Paperchase 'sorry' for Daily Mail offer
Stationery company Paperchase has apologised for a promotional giveaway in the Daily Mail after it was criticised for working with the paper.
The chain offered two free rolls of wrapping paper in Saturday's newspaper.
It said it was "truly sorry" after hundreds of people - encouraged by campaign group Stop Funding Hate - urged the chain to end the partnership.
A Daily Mail statement said it was "deeply worrying" Paperchase had let itself "be bullied into apologising".
Stop Funding Hate lobbies firms to stop advertising with certain newspapers which it claims promote divisive views.
The group has previously been involved in getting companies such as Lego to pull advertising.
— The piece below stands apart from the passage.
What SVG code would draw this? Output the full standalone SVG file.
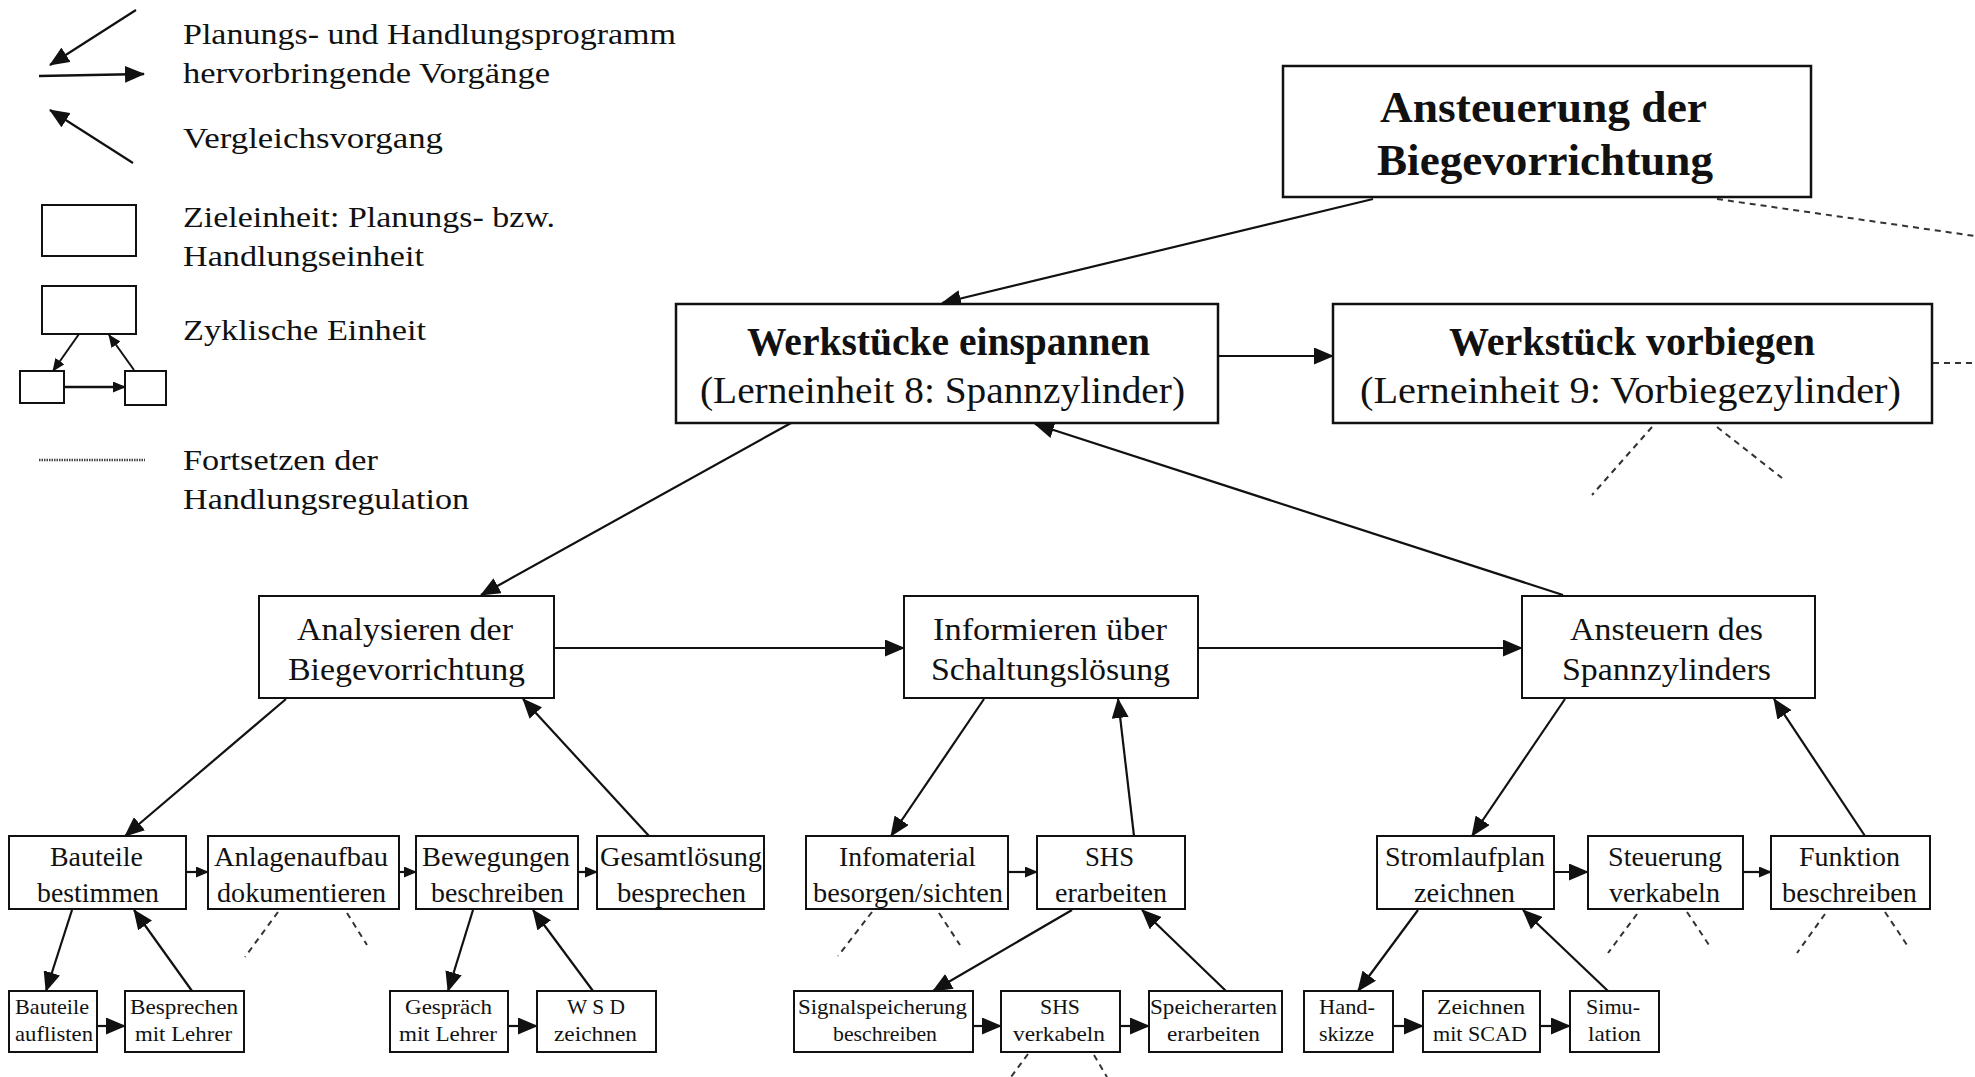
<svg xmlns="http://www.w3.org/2000/svg" width="1975" height="1077" viewBox="0 0 1975 1077">
<defs>
<marker id="ah" markerUnits="userSpaceOnUse" markerWidth="20" markerHeight="17" refX="19" refY="8.5" orient="auto"><path d="M0,0 L20,8.5 L0,17 Z" fill="#111"/></marker>
<marker id="as" markerUnits="userSpaceOnUse" markerWidth="13" markerHeight="11" refX="12" refY="5.5" orient="auto"><path d="M0,0 L13,5.5 L0,11 Z" fill="#111"/></marker>
<style>
rect{fill:#fff;stroke:#111;stroke-width:2}
text{font-family:"Liberation Serif","Times New Roman",serif;fill:#111}
.lg{font-size:29px}
.t1{font-size:45px;font-weight:bold}
.t2b{font-size:40px;font-weight:bold}
.t2{font-size:38px}
.t3{font-size:32px}
.t4{font-size:28px}
.t5{font-size:22px}
.c line{stroke:#111;stroke-width:2.2;marker-end:url(#ah)}
.c line.s{marker-end:url(#as)}
.d line{stroke:#333;stroke-width:2;stroke-dasharray:6 5}
</style>
</defs>
<rect width="1975" height="1077" style="fill:#fff;stroke:none"/>

<g id="legend">
<line x1="136" y1="10" x2="50" y2="65" stroke="#111" stroke-width="2.2" marker-end="url(#ah)"/>
<line x1="39" y1="76" x2="144" y2="74" stroke="#111" stroke-width="2.5" marker-end="url(#ah)"/>
<line x1="133" y1="163" x2="50" y2="110" stroke="#111" stroke-width="2.2" marker-end="url(#ah)"/>
<rect x="42" y="205" width="94" height="51"/>
<rect x="42" y="286" width="94" height="48"/>
<rect x="20" y="371" width="44" height="32"/>
<rect x="125" y="371" width="41" height="34"/>
<line x1="79" y1="334" x2="53" y2="371" stroke="#111" stroke-width="2" marker-end="url(#as)"/>
<line x1="134" y1="370" x2="109" y2="335" stroke="#111" stroke-width="2" marker-end="url(#as)"/>
<line x1="64" y1="387" x2="125" y2="387" stroke="#111" stroke-width="2.5" marker-end="url(#as)"/>
<line x1="39" y1="460" x2="145" y2="460" stroke="#444" stroke-width="2.5" stroke-dasharray="1.5 1"/>
<text class="lg" x="183" y="44" textLength="493" lengthAdjust="spacingAndGlyphs">Planungs- und Handlungsprogramm</text>
<text class="lg" x="183" y="83" textLength="367" lengthAdjust="spacingAndGlyphs">hervorbringende Vorgänge</text>
<text class="lg" x="183" y="148" textLength="260" lengthAdjust="spacingAndGlyphs">Vergleichsvorgang</text>
<text class="lg" x="183" y="227" textLength="372" lengthAdjust="spacingAndGlyphs">Zieleinheit: Planungs- bzw.</text>
<text class="lg" x="183" y="266" textLength="241" lengthAdjust="spacingAndGlyphs">Handlungseinheit</text>
<text class="lg" x="183" y="340" textLength="243" lengthAdjust="spacingAndGlyphs">Zyklische Einheit</text>
<text class="lg" x="183" y="470" textLength="195" lengthAdjust="spacingAndGlyphs">Fortsetzen der</text>
<text class="lg" x="183" y="509" textLength="286" lengthAdjust="spacingAndGlyphs">Handlungsregulation</text>
</g>

<g id="connectors" class="c">
<line x1="1373" y1="199" x2="942" y2="303"/>
<line x1="1218" y1="356" x2="1333" y2="356"/>
<line x1="791" y1="423" x2="481" y2="595"/>
<line x1="1563" y1="595" x2="1035" y2="424"/>
<line x1="554" y1="648" x2="904" y2="648"/>
<line x1="1198" y1="648" x2="1522" y2="648"/>
<line x1="286" y1="699" x2="125" y2="836"/>
<line x1="649" y1="836" x2="523" y2="699"/>
<line x1="984" y1="699" x2="891" y2="836"/>
<line x1="1134" y1="836" x2="1118" y2="699"/>
<line x1="1565" y1="699" x2="1472" y2="836"/>
<line x1="1865" y1="836" x2="1774" y2="699"/>
<line class="s" x1="186" y1="872" x2="208" y2="872"/>
<line class="s" x1="399" y1="872" x2="416" y2="872"/>
<line class="s" x1="578" y1="872" x2="597" y2="872"/>
<line class="s" x1="1008" y1="872" x2="1037" y2="872"/>
<line x1="1554" y1="872" x2="1588" y2="872"/>
<line class="s" x1="1743" y1="872" x2="1771" y2="872"/>
<line x1="72" y1="910" x2="46" y2="991"/>
<line x1="192" y1="991" x2="134" y2="910"/>
<line x1="473" y1="910" x2="448" y2="991"/>
<line x1="593" y1="991" x2="533" y2="910"/>
<line x1="1072" y1="910" x2="933" y2="991"/>
<line x1="1226" y1="991" x2="1142" y2="910"/>
<line x1="1418" y1="910" x2="1358" y2="991"/>
<line x1="1608" y1="991" x2="1523" y2="910"/>
<line x1="97" y1="1026" x2="125" y2="1026"/>
<line x1="508" y1="1026" x2="537" y2="1026"/>
<line x1="973" y1="1026" x2="1001" y2="1026"/>
<line x1="1120" y1="1026" x2="1149" y2="1026"/>
<line x1="1393" y1="1026" x2="1423" y2="1026"/>
<line x1="1540" y1="1026" x2="1570" y2="1026"/>
</g>

<g id="continuations" class="d">
<line x1="1717" y1="199" x2="1975" y2="236"/>
<line x1="1933" y1="363" x2="1975" y2="363"/>
<line x1="1652" y1="427" x2="1592" y2="495"/>
<line x1="1717" y1="427" x2="1782" y2="478"/>
<line x1="278" y1="912" x2="245" y2="957"/>
<line x1="347" y1="913" x2="367" y2="945"/>
<line x1="872" y1="912" x2="838" y2="956"/>
<line x1="939" y1="913" x2="960" y2="945"/>
<line x1="1028" y1="1054" x2="1011" y2="1077"/>
<line x1="1094" y1="1055" x2="1107" y2="1077"/>
<line x1="1637" y1="914" x2="1608" y2="953"/>
<line x1="1687" y1="912" x2="1711" y2="948"/>
<line x1="1825" y1="914" x2="1797" y2="953"/>
<line x1="1885" y1="912" x2="1909" y2="948"/>
</g>

<g id="n-ansteuerung">
<rect x="1283" y="66" width="528" height="131" style="stroke-width:2.5"/>
<text class="t1" x="1380" y="122" textLength="327" lengthAdjust="spacingAndGlyphs">Ansteuerung der</text>
<text class="t1" x="1377" y="175" textLength="336" lengthAdjust="spacingAndGlyphs">Biegevorrichtung</text>
</g>
<g id="n-einspannen">
<rect x="676" y="304" width="542" height="119" style="stroke-width:2.5"/>
<text class="t2b" x="747" y="355" textLength="403" lengthAdjust="spacingAndGlyphs">Werkstücke einspannen</text>
<text class="t2" x="700" y="403" textLength="485" lengthAdjust="spacingAndGlyphs">(Lerneinheit 8: Spannzylinder)</text>
</g>
<g id="n-vorbiegen">
<rect x="1333" y="304" width="599" height="119" style="stroke-width:2.5"/>
<text class="t2b" x="1449" y="355" textLength="366" lengthAdjust="spacingAndGlyphs">Werkstück vorbiegen</text>
<text class="t2" x="1360" y="403" textLength="541" lengthAdjust="spacingAndGlyphs">(Lerneinheit 9: Vorbiegezylinder)</text>
</g>

<g id="n-analysieren">
<rect x="259" y="596" width="295" height="102"/>
<text class="t3" x="297" y="640" textLength="216" lengthAdjust="spacingAndGlyphs">Analysieren der</text>
<text class="t3" x="288" y="680" textLength="237" lengthAdjust="spacingAndGlyphs">Biegevorrichtung</text>
</g>
<g id="n-informieren">
<rect x="904" y="596" width="294" height="102"/>
<text class="t3" x="933" y="640" textLength="234" lengthAdjust="spacingAndGlyphs">Informieren über</text>
<text class="t3" x="931" y="680" textLength="239" lengthAdjust="spacingAndGlyphs">Schaltungslösung</text>
</g>
<g id="n-ansteuern">
<rect x="1522" y="596" width="293" height="102"/>
<text class="t3" x="1570" y="640" textLength="193" lengthAdjust="spacingAndGlyphs">Ansteuern des</text>
<text class="t3" x="1562" y="680" textLength="209" lengthAdjust="spacingAndGlyphs">Spannzylinders</text>
</g>

<g id="n-bauteile-bestimmen">
<rect x="9" y="836" width="177" height="73"/>
<text class="t4" x="50" y="866" textLength="93" lengthAdjust="spacingAndGlyphs">Bauteile</text>
<text class="t4" x="37" y="902" textLength="122" lengthAdjust="spacingAndGlyphs">bestimmen</text>
</g>
<g id="n-anlagenaufbau">
<rect x="208" y="836" width="191" height="73"/>
<text class="t4" x="214" y="866" textLength="174" lengthAdjust="spacingAndGlyphs">Anlagenaufbau</text>
<text class="t4" x="217" y="902" textLength="169" lengthAdjust="spacingAndGlyphs">dokumentieren</text>
</g>
<g id="n-bewegungen">
<rect x="416" y="836" width="162" height="73"/>
<text class="t4" x="422" y="866" textLength="148" lengthAdjust="spacingAndGlyphs">Bewegungen</text>
<text class="t4" x="431" y="902" textLength="133" lengthAdjust="spacingAndGlyphs">beschreiben</text>
</g>
<g id="n-gesamtloesung">
<rect x="597" y="836" width="167" height="73"/>
<text class="t4" x="600" y="866" textLength="162" lengthAdjust="spacingAndGlyphs">Gesamtlösung</text>
<text class="t4" x="617" y="902" textLength="129" lengthAdjust="spacingAndGlyphs">besprechen</text>
</g>
<g id="n-infomaterial">
<rect x="806" y="836" width="202" height="73"/>
<text class="t4" x="839" y="866" textLength="137" lengthAdjust="spacingAndGlyphs">Infomaterial</text>
<text class="t4" x="813" y="902" textLength="190" lengthAdjust="spacingAndGlyphs">besorgen/sichten</text>
</g>
<g id="n-shs-erarbeiten">
<rect x="1037" y="836" width="148" height="73"/>
<text class="t4" x="1085" y="866" textLength="49" lengthAdjust="spacingAndGlyphs">SHS</text>
<text class="t4" x="1055" y="902" textLength="112" lengthAdjust="spacingAndGlyphs">erarbeiten</text>
</g>
<g id="n-stromlaufplan">
<rect x="1377" y="836" width="177" height="73"/>
<text class="t4" x="1385" y="866" textLength="160" lengthAdjust="spacingAndGlyphs">Stromlaufplan</text>
<text class="t4" x="1414" y="902" textLength="101" lengthAdjust="spacingAndGlyphs">zeichnen</text>
</g>
<g id="n-steuerung">
<rect x="1588" y="836" width="155" height="73"/>
<text class="t4" x="1608" y="866" textLength="114" lengthAdjust="spacingAndGlyphs">Steuerung</text>
<text class="t4" x="1609" y="902" textLength="111" lengthAdjust="spacingAndGlyphs">verkabeln</text>
</g>
<g id="n-funktion">
<rect x="1771" y="836" width="159" height="73"/>
<text class="t4" x="1799" y="866" textLength="101" lengthAdjust="spacingAndGlyphs">Funktion</text>
<text class="t4" x="1782" y="902" textLength="135" lengthAdjust="spacingAndGlyphs">beschreiben</text>
</g>

<g id="n-bauteile-auflisten">
<rect x="9" y="991" width="88" height="61"/>
<text class="t5" x="15" y="1014" textLength="74" lengthAdjust="spacingAndGlyphs">Bauteile</text>
<text class="t5" x="15" y="1041" textLength="78" lengthAdjust="spacingAndGlyphs">auflisten</text>
</g>
<g id="n-besprechen">
<rect x="125" y="991" width="119" height="61"/>
<text class="t5" x="130" y="1014" textLength="108" lengthAdjust="spacingAndGlyphs">Besprechen</text>
<text class="t5" x="135" y="1041" textLength="97" lengthAdjust="spacingAndGlyphs">mit Lehrer</text>
</g>
<g id="n-gespraech">
<rect x="390" y="991" width="118" height="61"/>
<text class="t5" x="405" y="1014" textLength="87" lengthAdjust="spacingAndGlyphs">Gespräch</text>
<text class="t5" x="399" y="1041" textLength="98" lengthAdjust="spacingAndGlyphs">mit Lehrer</text>
</g>
<g id="n-wsd">
<rect x="537" y="991" width="119" height="61"/>
<text class="t5" x="567" y="1014" textLength="58" lengthAdjust="spacingAndGlyphs">W S D</text>
<text class="t5" x="554" y="1041" textLength="83" lengthAdjust="spacingAndGlyphs">zeichnen</text>
</g>
<g id="n-signalspeicherung">
<rect x="794" y="991" width="179" height="61"/>
<text class="t5" x="798" y="1014" textLength="169" lengthAdjust="spacingAndGlyphs">Signalspeicherung</text>
<text class="t5" x="833" y="1041" textLength="104" lengthAdjust="spacingAndGlyphs">beschreiben</text>
</g>
<g id="n-shs-verkabeln">
<rect x="1001" y="991" width="119" height="61"/>
<text class="t5" x="1040" y="1014" textLength="40" lengthAdjust="spacingAndGlyphs">SHS</text>
<text class="t5" x="1013" y="1041" textLength="92" lengthAdjust="spacingAndGlyphs">verkabeln</text>
</g>
<g id="n-speicherarten">
<rect x="1149" y="991" width="133" height="61"/>
<text class="t5" x="1150" y="1014" textLength="127" lengthAdjust="spacingAndGlyphs">Speicherarten</text>
<text class="t5" x="1167" y="1041" textLength="93" lengthAdjust="spacingAndGlyphs">erarbeiten</text>
</g>
<g id="n-handskizze">
<rect x="1304" y="991" width="89" height="61"/>
<text class="t5" x="1319" y="1014" textLength="56" lengthAdjust="spacingAndGlyphs">Hand-</text>
<text class="t5" x="1319" y="1041" textLength="55" lengthAdjust="spacingAndGlyphs">skizze</text>
</g>
<g id="n-zeichnen-scad">
<rect x="1423" y="991" width="117" height="61"/>
<text class="t5" x="1437" y="1014" textLength="88" lengthAdjust="spacingAndGlyphs">Zeichnen</text>
<text class="t5" x="1433" y="1041" textLength="94" lengthAdjust="spacingAndGlyphs">mit SCAD</text>
</g>
<g id="n-simulation">
<rect x="1570" y="991" width="89" height="61"/>
<text class="t5" x="1586" y="1014" textLength="54" lengthAdjust="spacingAndGlyphs">Simu-</text>
<text class="t5" x="1588" y="1041" textLength="53" lengthAdjust="spacingAndGlyphs">lation</text>
</g>
</svg>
It tweeted on Saturday: "After a torrid few weeks of divisive stories about trans people, is a Daily Mail promotion what customers want to see from @FromPaperchase?"
Paperchase responded a few hours later by asking for customers' views and received hundreds of replies on Twitter.
The company later said it had "listened" to the responses about the weekend's newspaper promotion.
"We now know we were wrong to do this - we're truly sorry and we won't ever do it again.
"Thanks for telling us what you really think and we apologise if we have let you down on this one. Lesson learnt."
But some people have criticised the apology, saying they will now shop elsewhere.
Journalist Julia Hartley-Brewer said: "I for one am happy to lead a boycott of Paperchase for making this absurd grovelling apology simply for advertising in a national newspaper."
TV presenter Piers Morgan, who also writes for the Mail Online, tweeted: "I hope Paperchase understand that British people don't like snivelling little cowards who let themselves get bullied... I'll buy my cards from Clintons in future."
It said in a statement: "The Mail has only run one promotion with Paperchase - who are not an advertiser - and had no plans for any more, so it is disingenuous of them to say it won't be repeated.
"However it is deeply worrying that Paperchase should have allowed itself to be bullied into apologising - on the back of a derisory 250 Facebook comments and 150 direct tweets - to internet trolls orchestrated by a small group of hard left Corbynist individuals seeking to suppress legitimate debate and impose their views on the media.
"Has the company considered what message they are sending to the four million people who read the Daily Mail on Saturday, many of whom will be their customers?"